Member of the Uttar Pradesh Legislative Assembly
- Incumbent
- Assumed office March 2022
- Constituency: Padrauna Assembly constituency

Personal details
- Born: 1979 (age 46–47)
- Party: Bharatiya Janata Party
- Alma mater: Allahabad University
- Occupation: Politician

= Manish Kumar Jaiswal =

Indian politician

Manish Kumar Jaiswal, alias Mantu (born 1979) is an Indian politician from Uttar Pradesh. He is a member of the Uttar Pradesh Legislative Assembly from Padrauna Assembly constituency in Kushinagar district. He won the 2022 Uttar Pradesh Legislative Assembly election representing the Bharatiya Janata Party.
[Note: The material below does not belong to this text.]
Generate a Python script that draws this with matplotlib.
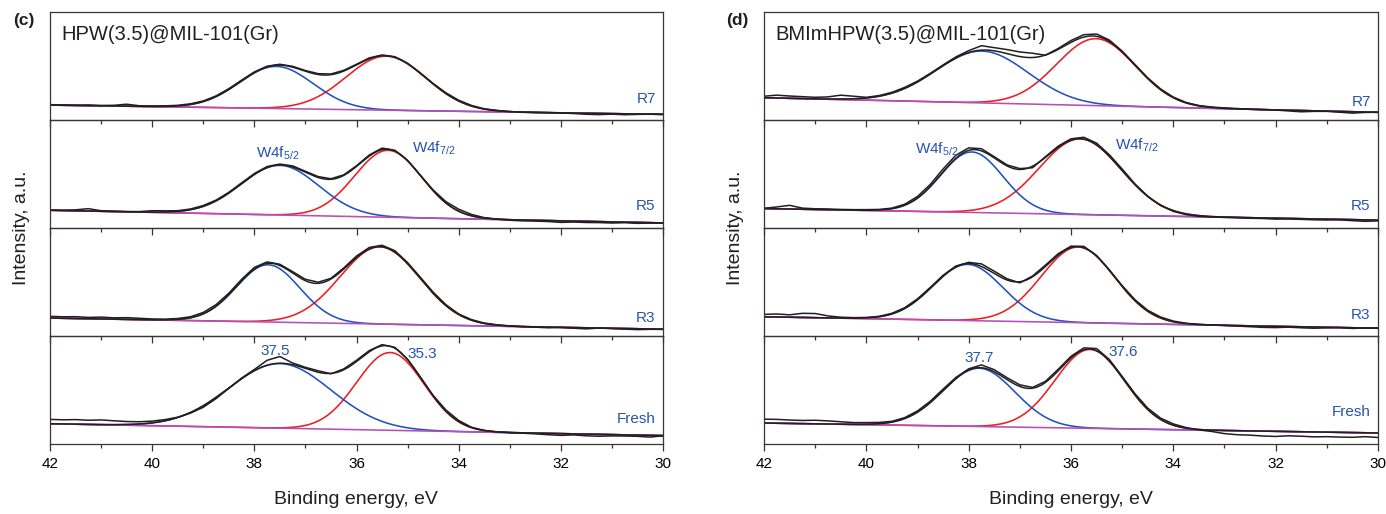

== Early life and education ==
Jaiswal is from Padrauna, Kushinagar district, Uttar Pradesh. He is the son of Ramnarayan. He graduated in 1998 at a college affiliated with Allahabad University, Allahabad.

== Career ==
Jaiswal won from Padrauna Assembly constituency representing the Bharatiya Janata Party in the 2022 Uttar Pradesh Legislative Assembly election. He polled 114,496 votes and defeated his nearest rival, Vikram Yadav of the Samajwadi Party, by a margin of 42,008 votes. In January 2022, he resigned from the Indian National Congress and joined the BJP. In 2012, he contested from Tamkuhi Raj Assembly constituency on Bahujan Samaj Party ticket but lost.